Внешне Борис сильно изменился по сравнению с тем, каким он запомнился в первый его приезд в Москву. Хотя он все еще ходил в кителе при регалиях, это был уже не тот бравый офицер, который приезжал осенью 45-го года. Незаметна была гвардейская молодцеватость, чувствовалась усталость, давали знать о себе головные боли, бессонница. Я уже был подготовлен к тому, что он болеет, его письмами из армии; в них он не столько жаловался, сколько оправдывал болезненным состоянием нерегулярность ответов на письма друзей. Тревогой за его здоровье были проникнуты и письма Александры Абрамовны, матери Бориса (некоторое время Борис подолгу не писал родным, и она обращалась ко мне, рассчитывая на мою большую осведомленность).
Возвратившись в Москву, Борис прошел комиссию и получил инвалидность.
Состояние его ухудшалось. Избавить от болезни могла только операция.

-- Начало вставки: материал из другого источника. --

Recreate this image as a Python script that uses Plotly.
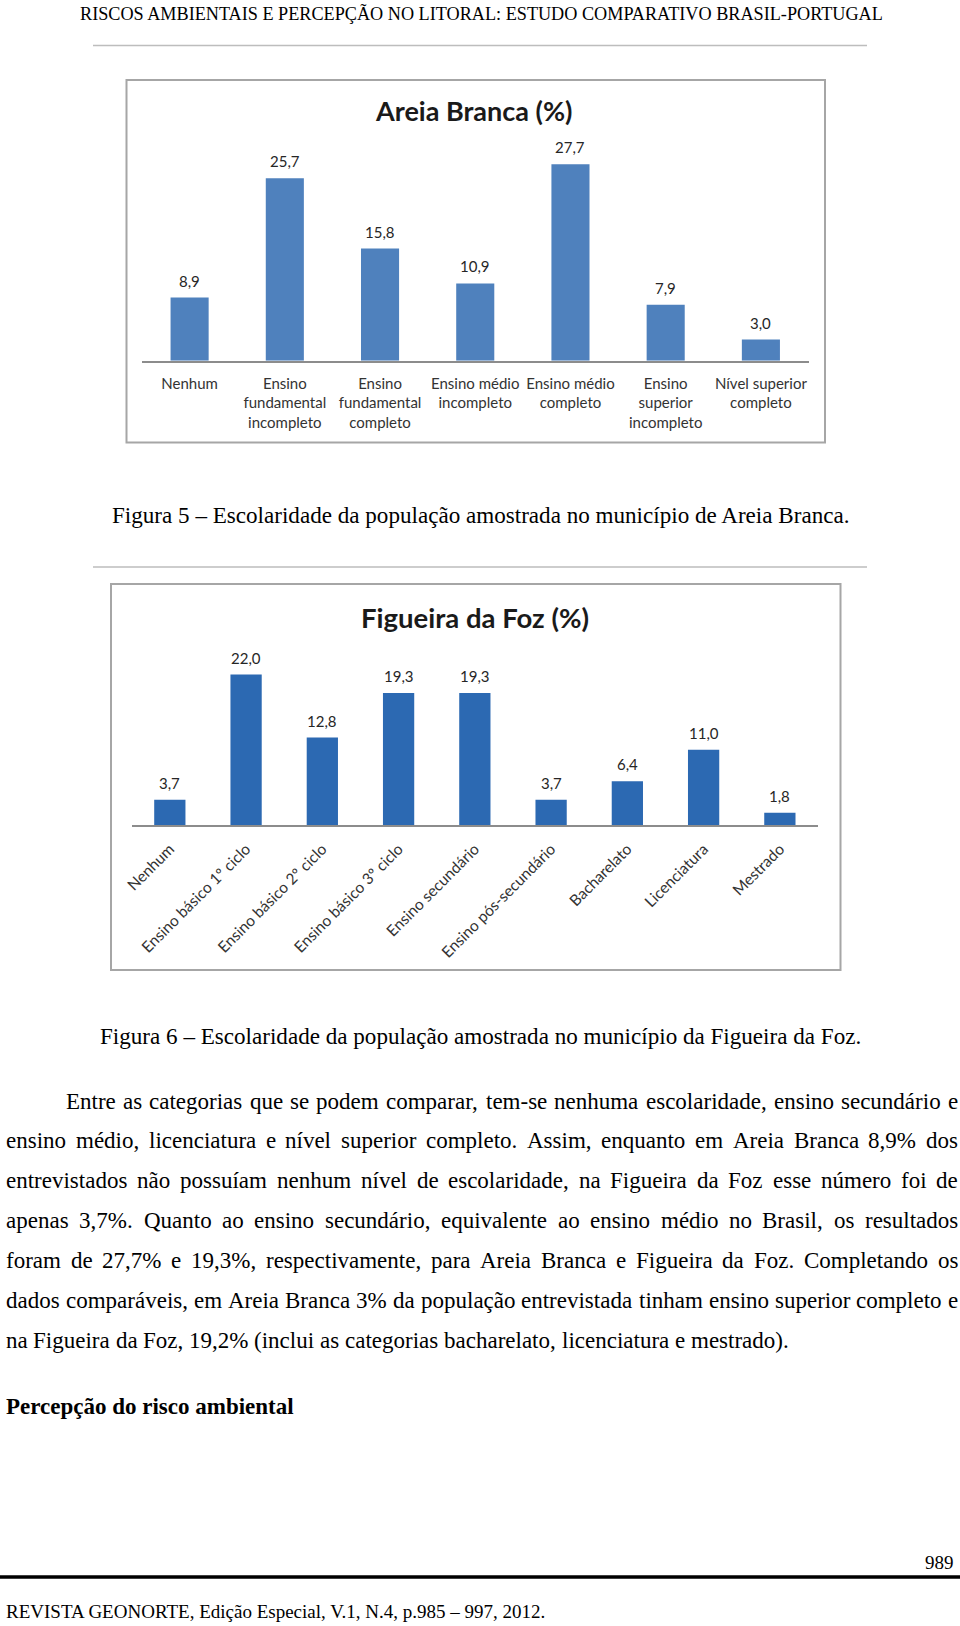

Оперировал Бориса известный московский ларинголог профессор Бакштейн. Ухаживать за сыном приехала Александра Абрамовна. Операция была тяжелая, связанная с трепанацией; в надбровной части лба долго оставался след, со временем прикрытый бровью. Но операция оставила не только зримый след, к сожалению, она не избавила от головных болей и бессонницы.
Два года, оставшиеся мне до окончания академии, в определенном смысле сравнимы с годами начала нашей дружбы в Харькове. Мы часто виделись. Много бродили по Москве. Как и в первый свой приезд, он запросто бывал у нас дома. Нередко приходил с друзьями-поэтами, назначал им встречи в нашей квартире. Очень был дружен с Ирой и Наташей; у него сложились хорошие отношения с их родителями да и со всеми соседями в нашей квартире. Все ценили его юмор и прощали то, что другим, может быть, и не сошло бы с рук. Он, например, имел обыкновение передавать привет часто бывавшему в доме Ириному и Наташиному другу детских лет Карлуше и любимому квартирному коту Кузе, как сказали бы сейчас, в «одном флаконе». Звучало это так: «Привет Кузьке и Карлушке!» Ему прощали. Не обижался даже Карлушка.